My personal opinion is that SAV is an average mini-FF in the context of what has appeared in Fighting Fantazine as their output (just like Warlock before it) swung from brilliant adventures to utter dross. The ‘zine has at times definitely offered better mini-FFs than SAV, but there has certainly been some that are inferior to it in its pages too. For a long time it seemed like SAV might be the magazine’s mini-adventure swansong but it looks like there is a new Issue imminent after several years’ hiatus. To close I will ask myself the question “Am I proud of Sister Angela’s Veil?” For sure, I am proud that I got my work published in the ‘zine and I do not take this for granted in any way. That the adventure got a positive comment in You Are The Hero Part 2 from one of the ‘zine’s staff just before it was released was also a pleasing moment for me. Of all the adventures I have written (both amateur and professional) this is my least favourite, but this is as much because I like to complete a project and move on rather than endlessly going around in purgatorial circles revisiting it well after the fact as it is for any artistic or quality reasons.
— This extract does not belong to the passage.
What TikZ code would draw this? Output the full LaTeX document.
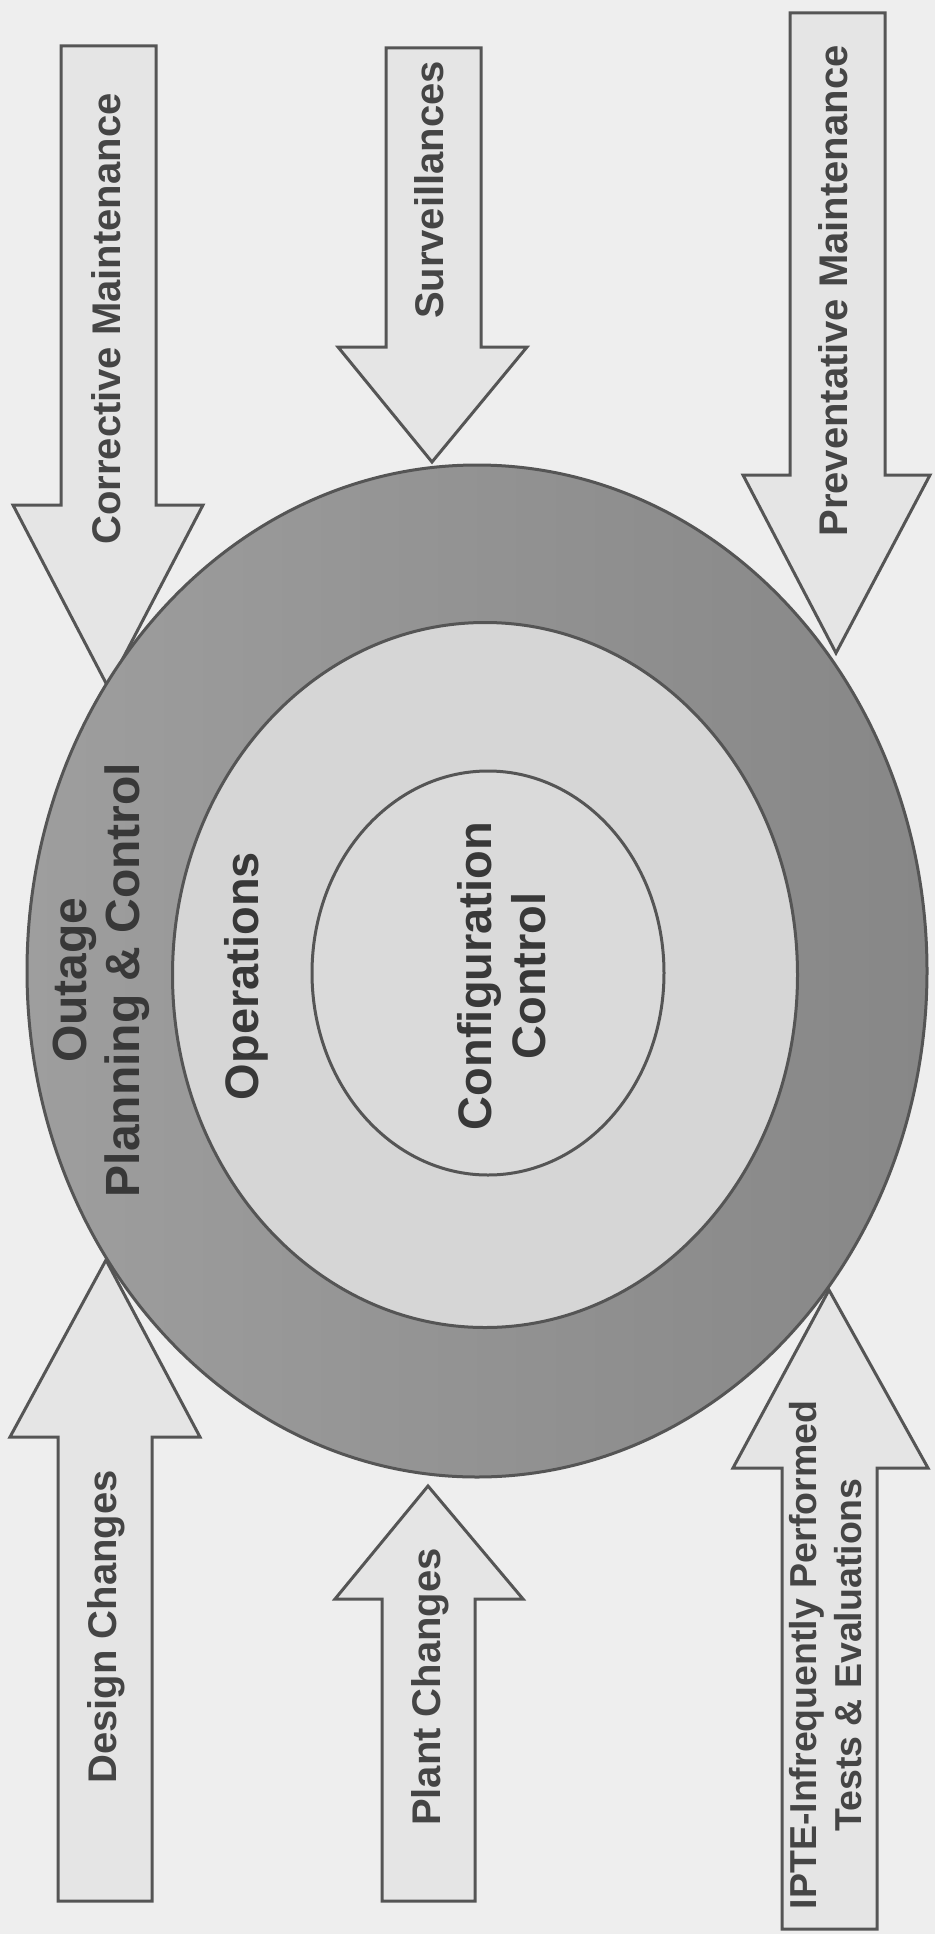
\documentclass[tikz,border=0pt]{standalone}
\usepackage{fontspec}
\setmainfont{Liberation Sans}
\usetikzlibrary{shapes.geometric}
\definecolor{bgc}{HTML}{EEEEEE}
\definecolor{arrowfill}{HTML}{E5E5E5}
\definecolor{linec}{HTML}{555555}
\definecolor{ringL}{HTML}{9E9E9E}
\definecolor{ringR}{HTML}{878787}
\definecolor{midfill}{HTML}{D6D6D6}
\definecolor{innerfill}{HTML}{DADADA}
\definecolor{txt}{HTML}{454545}
\definecolor{txtdark}{HTML}{383838}
\begin{document}
\begin{tikzpicture}[x=1pt,y=-1pt,
  blockarrow/.style={fill=arrowfill,draw=linec,line width=3pt,line join=miter},
  ring/.style={ellipse,inner sep=0pt,outer sep=0pt,draw=linec,line width=3pt},
  arrowtext/.style={rotate=90,text=txt,inner sep=0pt,align=center,
    font=\fontsize{40}{44}\selectfont\bfseries},
  ringtext/.style={rotate=90,text=txtdark,inner sep=0pt,align=center,
    font=\fontsize{47}{54}\selectfont\bfseries}]
\useasboundingbox (0,0) rectangle (935,1934);
\fill[bgc] (0,0) rectangle (935,1934);

% downward arrows
\draw[blockarrow] (61,46) -- (156,46) -- (156,505) -- (203,505) -- (108,687) -- (13,505) -- (61,505) -- cycle;
\draw[blockarrow] (386,48) -- (481,48) -- (481,347) -- (527,347) -- (432,462) -- (338,347) -- (386,347) -- cycle;
\draw[blockarrow] (790,13) -- (885,13) -- (885,475) -- (930,475) -- (836,653) -- (743,475) -- (790,475) -- cycle;
% upward arrows
\draw[blockarrow] (58,1901) -- (152,1901) -- (152,1437) -- (200,1437) -- (106,1260) -- (10,1437) -- (58,1437) -- cycle;
\draw[blockarrow] (382,1901) -- (475,1901) -- (475,1599) -- (523,1599) -- (428,1486) -- (335,1599) -- (382,1599) -- cycle;
\draw[blockarrow] (782,1929) -- (877,1929) -- (877,1468) -- (928,1468) -- (829,1290) -- (733,1468) -- (782,1468) -- cycle;

% nested ellipses
\node[ring,left color=ringL,right color=ringR,minimum width=900pt,minimum height=1012pt] (outer) at (477,971) {};
\node[ring,fill=midfill,minimum width=625pt,minimum height=705pt] (middle) at (485,975) {};
\node[ring,fill=innerfill,minimum width=352pt,minimum height=404pt] (inner) at (488,973) {};

% labels
\node[arrowtext] (tcm) at (106,319) {Corrective Maintenance};
\node[arrowtext] (tsv) at (429,190) {Surveillances};
\node[arrowtext] (tpm) at (833,291) {Preventative Maintenance};
\node[arrowtext] (tdc) at (106,1627) {Design Changes};
\node[arrowtext] (tpc) at (430,1687) {Plant Changes};
\node[arrowtext,font=\fontsize{37.5}{45}\selectfont\bfseries] (tip) at (826,1655) {IPTE-Infrequently Performed\\Tests \& Evaluations};
\node[ringtext,font=\fontsize{48}{53}\selectfont\bfseries] (tout) at (101,980) {Outage\\Planning \& Control};
\node[ringtext] (top) at (246,976) {Operations};
\node[ringtext] (tcc) at (502,976) {Configuration\\Control};
\end{tikzpicture}
\end{document}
It is way too hard and the true path is very tight but it was designed as a challenge and a mystery to solve rather than a slash-and-collect-your-way-to-victory affair. That it was never quite how I imagined it is a problem that probably bothers me more than anyone else. The bottom line is that gamebooks are created for people to play and art of any kind is designed to both entertain and to provoke/inspire a reaction from those who experience it. The fact that some people have played it and felt compelled to comment online suggests both of its fundamental purposes were achieved but I myself would never rate it any higher than a decent but flawed effort.